=== Objective ===
Extract the lines of the material below, beginning with the first and ending with the line that holds "W, H = 781, 278". Skip every picture.

=== Data extract ===

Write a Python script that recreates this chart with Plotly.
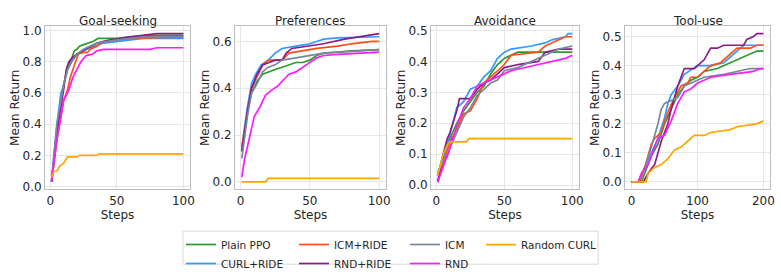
import plotly.graph_objects as go

W, H = 781, 278

series_names = ["Plain PPO", "CURL+RIDE", "ICM+RIDE", "RND+RIDE", "ICM", "RND", "Random CURL"]
series_colors = {"Plain PPO": "#2e9a2e", "CURL+RIDE": "#3399ff", "ICM+RIDE": "#ff4d1a",
                 "RND+RIDE": "#8b1a8b", "ICM": "#778899", "RND": "#ff1aff", "Random CURL": "#ffa500"}

task_titles = ["Goal-seeking", "Preferences", "Avoidance", "Tool-use"]

# ---- Goal-seeking ----
gs_ppo_x = [1, 5, 10, 13, 16, 18, 20, 22, 25, 28, 32, 36, 50, 60, 80, 100]
gs_ppo_y = [0.03, 0.35, 0.65, 0.77, 0.82, 0.87, 0.88, 0.90, 0.91, 0.92, 0.93, 0.95, 0.95, 0.96, 0.97, 0.97]
gs_curl_x = [1, 5, 8, 10, 13, 16, 20, 25, 30, 40, 50, 70, 100]
gs_curl_y = [0.04, 0.40, 0.60, 0.65, 0.75, 0.80, 0.85, 0.87, 0.89, 0.92, 0.93, 0.95, 0.95]
gs_icmr_x = [1, 5, 10, 13, 15, 17, 19, 21, 25, 28, 30, 35, 40, 60, 100]
gs_icmr_y = [0.03, 0.30, 0.55, 0.62, 0.70, 0.75, 0.80, 0.85, 0.86, 0.86, 0.88, 0.90, 0.93, 0.95, 0.96]
gs_rndr_x = [1, 5, 10, 12, 14, 17, 22, 28, 35, 45, 60, 80, 100]
gs_rndr_y = [0.03, 0.35, 0.62, 0.75, 0.80, 0.83, 0.86, 0.89, 0.92, 0.94, 0.96, 0.98, 0.98]
gs_icm_x = [1, 5, 10, 13, 16, 20, 25, 35, 50, 70, 100]
gs_icm_y = [0.04, 0.40, 0.65, 0.75, 0.80, 0.85, 0.88, 0.92, 0.94, 0.96, 0.96]
gs_rnd_x = [1, 5, 10, 14, 17, 20, 23, 27, 32, 35, 40, 75, 80, 100]
gs_rnd_y = [0.03, 0.30, 0.55, 0.62, 0.70, 0.75, 0.80, 0.84, 0.85, 0.87, 0.88, 0.88, 0.89, 0.89]
gs_rand_x = [1, 3, 5, 7, 10, 13, 20, 22, 35, 37, 100]
gs_rand_y = [0.06, 0.10, 0.10, 0.13, 0.15, 0.19, 0.19, 0.20, 0.20, 0.21, 0.21]

# ---- Preferences ----
pr_ppo_x = [1, 5, 8, 12, 16, 20, 25, 30, 35, 40, 45, 50, 55, 60, 70, 80, 100]
pr_ppo_y = [0.13, 0.30, 0.38, 0.43, 0.46, 0.47, 0.48, 0.49, 0.50, 0.51, 0.51, 0.52, 0.54, 0.55, 0.555, 0.56, 0.565]
pr_curl_x = [1, 5, 8, 11, 15, 20, 25, 30, 40, 50, 55, 60, 70, 100]
pr_curl_y = [0.15, 0.32, 0.42, 0.46, 0.50, 0.52, 0.55, 0.57, 0.58, 0.59, 0.60, 0.61, 0.615, 0.62]
pr_icmr_x = [1, 5, 8, 12, 16, 20, 30, 35, 45, 55, 70, 80, 95, 100]
pr_icmr_y = [0.15, 0.30, 0.40, 0.45, 0.50, 0.52, 0.52, 0.55, 0.56, 0.57, 0.58, 0.59, 0.60, 0.60]
pr_rndr_x = [1, 5, 8, 12, 16, 20, 25, 30, 33, 37, 50, 60, 75, 85, 95, 100]
pr_rndr_y = [0.13, 0.30, 0.40, 0.46, 0.50, 0.51, 0.52, 0.52, 0.55, 0.57, 0.58, 0.59, 0.61, 0.62, 0.63, 0.633]
pr_icm_x = [1, 5, 8, 12, 16, 20, 25, 30, 40, 50, 60, 75, 100]
pr_icm_y = [0.10, 0.28, 0.38, 0.42, 0.47, 0.49, 0.50, 0.52, 0.53, 0.54, 0.55, 0.555, 0.565]
pr_rnd_x = [1, 3, 5, 8, 10, 14, 18, 22, 27, 30, 35, 40, 45, 50, 55, 60, 70, 100]
pr_rnd_y = [0.02, 0.10, 0.15, 0.23, 0.28, 0.32, 0.37, 0.39, 0.41, 0.43, 0.46, 0.47, 0.49, 0.51, 0.53, 0.54, 0.545, 0.554]
pr_rand_x = [1, 18, 20, 100]
pr_rand_y = [0.0, 0.0, 0.015, 0.015]

# ---- Avoidance ----
av_ppo_x = [1, 5, 10, 15, 20, 25, 30, 35, 40, 45, 50, 55, 60, 100]
av_ppo_y = [0.03, 0.10, 0.15, 0.20, 0.24, 0.27, 0.30, 0.32, 0.36, 0.39, 0.41, 0.42, 0.43, 0.43]
av_curl_x = [1, 5, 10, 13, 15, 20, 25, 30, 35, 40, 45, 50, 55, 70, 80, 85, 95, 97, 100]
av_curl_y = [0.01, 0.08, 0.16, 0.22, 0.25, 0.27, 0.31, 0.32, 0.35, 0.37, 0.41, 0.43, 0.44, 0.45, 0.46, 0.47, 0.48, 0.49, 0.49]
av_icmr_x = [1, 5, 10, 15, 20, 25, 30, 35, 40, 45, 50, 55, 75, 80, 90, 95, 100]
av_icmr_y = [0.01, 0.07, 0.14, 0.18, 0.23, 0.24, 0.28, 0.33, 0.35, 0.37, 0.39, 0.42, 0.43, 0.45, 0.47, 0.48, 0.48]
av_rndr_x = [1, 5, 8, 10, 15, 17, 25, 30, 35, 40, 45, 50, 60, 75, 80, 90, 100]
av_rndr_y = [0.01, 0.10, 0.15, 0.17, 0.24, 0.28, 0.28, 0.31, 0.33, 0.34, 0.36, 0.38, 0.39, 0.40, 0.43, 0.44, 0.44]
av_icm_x = [1, 5, 8, 10, 15, 20, 25, 30, 35, 40, 45, 50, 60, 70, 80, 90, 100]
av_icm_y = [0.04, 0.08, 0.09, 0.12, 0.17, 0.22, 0.25, 0.29, 0.31, 0.33, 0.34, 0.37, 0.38, 0.40, 0.42, 0.44, 0.45]
av_rnd_x = [1, 5, 10, 15, 20, 25, 30, 35, 40, 45, 50, 55, 75, 85, 95, 100]
av_rnd_y = [0.01, 0.06, 0.12, 0.19, 0.25, 0.28, 0.32, 0.33, 0.34, 0.35, 0.36, 0.37, 0.39, 0.40, 0.41, 0.42]
av_rand_x = [1, 5, 8, 10, 22, 24, 100]
av_rand_y = [0.03, 0.10, 0.13, 0.14, 0.14, 0.15, 0.15]

# ---- Tool-use ----
tu_ppo_x = [0, 15, 20, 25, 30, 40, 50, 60, 70, 80, 90, 100, 110, 130, 150, 170, 180, 190, 200]
tu_ppo_y = [0, 0, 0.03, 0.06, 0.09, 0.13, 0.20, 0.25, 0.30, 0.33, 0.35, 0.36, 0.38, 0.39, 0.41, 0.43, 0.44, 0.45, 0.45]
tu_curl_x = [0, 12, 20, 30, 40, 50, 55, 60, 70, 80, 100, 120, 140, 150, 160, 170, 200]
tu_curl_y = [0, 0, 0.05, 0.10, 0.15, 0.22, 0.27, 0.30, 0.33, 0.37, 0.40, 0.40, 0.41, 0.43, 0.45, 0.47, 0.47]
tu_icmr_x = [0, 12, 20, 30, 35, 45, 55, 65, 75, 85, 90, 100, 110, 120, 135, 150, 160, 180, 190, 200]
tu_icmr_y = [0, 0, 0.05, 0.13, 0.15, 0.17, 0.24, 0.29, 0.33, 0.34, 0.36, 0.36, 0.38, 0.40, 0.41, 0.44, 0.46, 0.46, 0.47, 0.47]
tu_rndr_x = [0, 18, 25, 35, 40, 45, 55, 60, 70, 80, 95, 100, 110, 120, 130, 140, 170, 175, 185, 190, 200]
tu_rndr_y = [0, 0, 0.03, 0.06, 0.10, 0.14, 0.20, 0.25, 0.33, 0.39, 0.39, 0.40, 0.42, 0.46, 0.46, 0.47, 0.47, 0.49, 0.50, 0.51, 0.51]
tu_icm_x = [0, 10, 20, 30, 40, 45, 50, 60, 70, 80, 100, 110, 140, 160, 180, 200]
tu_icm_y = [0, 0, 0.05, 0.12, 0.20, 0.25, 0.27, 0.28, 0.29, 0.33, 0.35, 0.36, 0.37, 0.38, 0.39, 0.39]
tu_rnd_x = [0, 10, 15, 25, 35, 40, 50, 60, 70, 80, 90, 100, 110, 120, 150, 185, 195, 200]
tu_rnd_y = [0, 0, 0.03, 0.06, 0.12, 0.15, 0.16, 0.21, 0.27, 0.31, 0.32, 0.34, 0.35, 0.36, 0.37, 0.38, 0.39, 0.39]
tu_rand_x = [0, 22, 25, 35, 45, 55, 65, 75, 85, 95, 110, 120, 150, 160, 190, 200]
tu_rand_y = [0, 0, 0.03, 0.05, 0.06, 0.08, 0.11, 0.12, 0.14, 0.16, 0.16, 0.17, 0.18, 0.19, 0.20, 0.21]

tasks = [
    {"Plain PPO": (gs_ppo_x, gs_ppo_y), "CURL+RIDE": (gs_curl_x, gs_curl_y), "ICM+RIDE": (gs_icmr_x, gs_icmr_y),
     "RND+RIDE": (gs_rndr_x, gs_rndr_y), "ICM": (gs_icm_x, gs_icm_y), "RND": (gs_rnd_x, gs_rnd_y),
     "Random CURL": (gs_rand_x, gs_rand_y)},
    {"Plain PPO": (pr_ppo_x, pr_ppo_y), "CURL+RIDE": (pr_curl_x, pr_curl_y), "ICM+RIDE": (pr_icmr_x, pr_icmr_y),
     "RND+RIDE": (pr_rndr_x, pr_rndr_y), "ICM": (pr_icm_x, pr_icm_y), "RND": (pr_rnd_x, pr_rnd_y),
     "Random CURL": (pr_rand_x, pr_rand_y)},
    {"Plain PPO": (av_ppo_x, av_ppo_y), "CURL+RIDE": (av_curl_x, av_curl_y), "ICM+RIDE": (av_icmr_x, av_icmr_y),
     "RND+RIDE": (av_rndr_x, av_rndr_y), "ICM": (av_icm_x, av_icm_y), "RND": (av_rnd_x, av_rnd_y),
     "Random CURL": (av_rand_x, av_rand_y)},
    {"Plain PPO": (tu_ppo_x, tu_ppo_y), "CURL+RIDE": (tu_curl_x, tu_curl_y), "ICM+RIDE": (tu_icmr_x, tu_icmr_y),
     "RND+RIDE": (tu_rndr_x, tu_rndr_y), "ICM": (tu_icm_x, tu_icm_y), "RND": (tu_rnd_x, tu_rnd_y),
     "Random CURL": (tu_rand_x, tu_rand_y)},
]

x_ticks = [[0, 50, 100], [0, 50, 100], [0, 50, 100], [0, 100, 200]]
y_ticks = [[0.0, 0.2, 0.4, 0.6, 0.8, 1.0], [0.0, 0.2, 0.4, 0.6],
           [0.0, 0.1, 0.2, 0.3, 0.4, 0.5], [0.0, 0.1, 0.2, 0.3, 0.4, 0.5]]
x_ranges = [[-3.95, 104.95], [-3.95, 104.95], [-3.95, 104.95], [-10, 210]]
y_ranges = [[-0.018, 1.028], [-0.032, 0.665], [-0.014, 0.514], [-0.0255, 0.5355]]

# layout geometry (pixels)
frames_x = [(45, 190), (235, 386), (431, 579), (625, 770)]
frame_top, frame_bot = 27, 195

# legend columns: which legend each series goes to
legend_of = {"Plain PPO": "legend", "CURL+RIDE": "legend", "ICM+RIDE": "legend2", "RND+RIDE": "legend2",
             "ICM": "legend3", "RND": "legend3", "Random CURL": "legend4"}

FONT = "DejaVu Sans"
TXT = "#262626"

fig = go.Figure()
for i, data in enumerate(tasks):
    xa = "x" if i == 0 else f"x{i+1}"
    ya = "y" if i == 0 else f"y{i+1}"
    for name in series_names:
        xs, ys = data[name]
        fig.add_trace(go.Scatter(
            x=xs, y=ys, mode="lines", name=name, xaxis=xa, yaxis=ya,
            line=dict(color=series_colors[name], width=1.7),
            showlegend=(i == 0), legend=legend_of[name]))

axis_common = dict(showgrid=True, gridcolor="#e6e6e6", gridwidth=1, zeroline=False,
                   showline=True, linecolor="#bdbdbd", linewidth=1, mirror=True,
                   ticks="", automargin=False,
                   tickfont=dict(family=FONT, size=12, color=TXT))
layout = {}
annotations = []
for i in range(4):
    l, r = frames_x[i]
    xkey = "xaxis" if i == 0 else f"xaxis{i+1}"
    ykey = "yaxis" if i == 0 else f"yaxis{i+1}"
    xanchor = "y" if i == 0 else f"y{i+1}"
    yanchor = "x" if i == 0 else f"x{i+1}"
    layout[xkey] = dict(axis_common, domain=[l / W, r / W], range=x_ranges[i], anchor=xanchor,
                        tickvals=x_ticks[i], ticktext=[str(v) for v in x_ticks[i]],
                        title=dict(text="Steps", font=dict(family=FONT, size=12, color=TXT), standoff=0))
    layout[ykey] = dict(axis_common, domain=[1 - frame_bot / H, 1 - frame_top / H], range=y_ranges[i],
                        anchor=yanchor, tickvals=y_ticks[i], ticktext=[f"{v:.1f}" for v in y_ticks[i]],
                        title=dict(text="Mean Return", font=dict(family=FONT, size=12, color=TXT), standoff=0))
    annotations.append(dict(text=task_titles[i], x=(l + r) / 2 / W, y=1 - 22 / H, xref="paper", yref="paper",
                            xanchor="center", yanchor="middle", showarrow=False,
                            font=dict(family=FONT, size=12, color=TXT)))

leg_common = dict(orientation="v", bgcolor="rgba(0,0,0,0)", borderwidth=0,
                  font=dict(family=FONT, size=10.5, color=TXT), xanchor="left", yanchor="top",
                  y=1 - 237 / H, itemwidth=30, tracegroupgap=0)
layout["legend"] = dict(leg_common, x=181 / W)
layout["legend2"] = dict(leg_common, x=294 / W)
layout["legend3"] = dict(leg_common, x=405 / W)
layout["legend4"] = dict(leg_common, x=481 / W)

fig.update_layout(
    width=W, height=H, margin=dict(l=0, r=0, t=0, b=0),
    paper_bgcolor="white", plot_bgcolor="white",
    font=dict(family=FONT, color=TXT),
    annotations=annotations,
    shapes=[dict(type="rect", xref="paper", yref="paper", x0=183 / W, x1=598 / W,
                 y0=1 - 272 / H, y1=1 - 238 / H, line=dict(color="#d9d9d9", width=1))],
    **layout)

fig.write_html("out.html", config={"displayModeBar": False},
               post_script="document.body.style.margin='0';document.body.style.overflow='hidden';")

=== Exercise result ===
Write a Python script that recreates this chart with Plotly.
import plotly.graph_objects as go

W, H = 781, 278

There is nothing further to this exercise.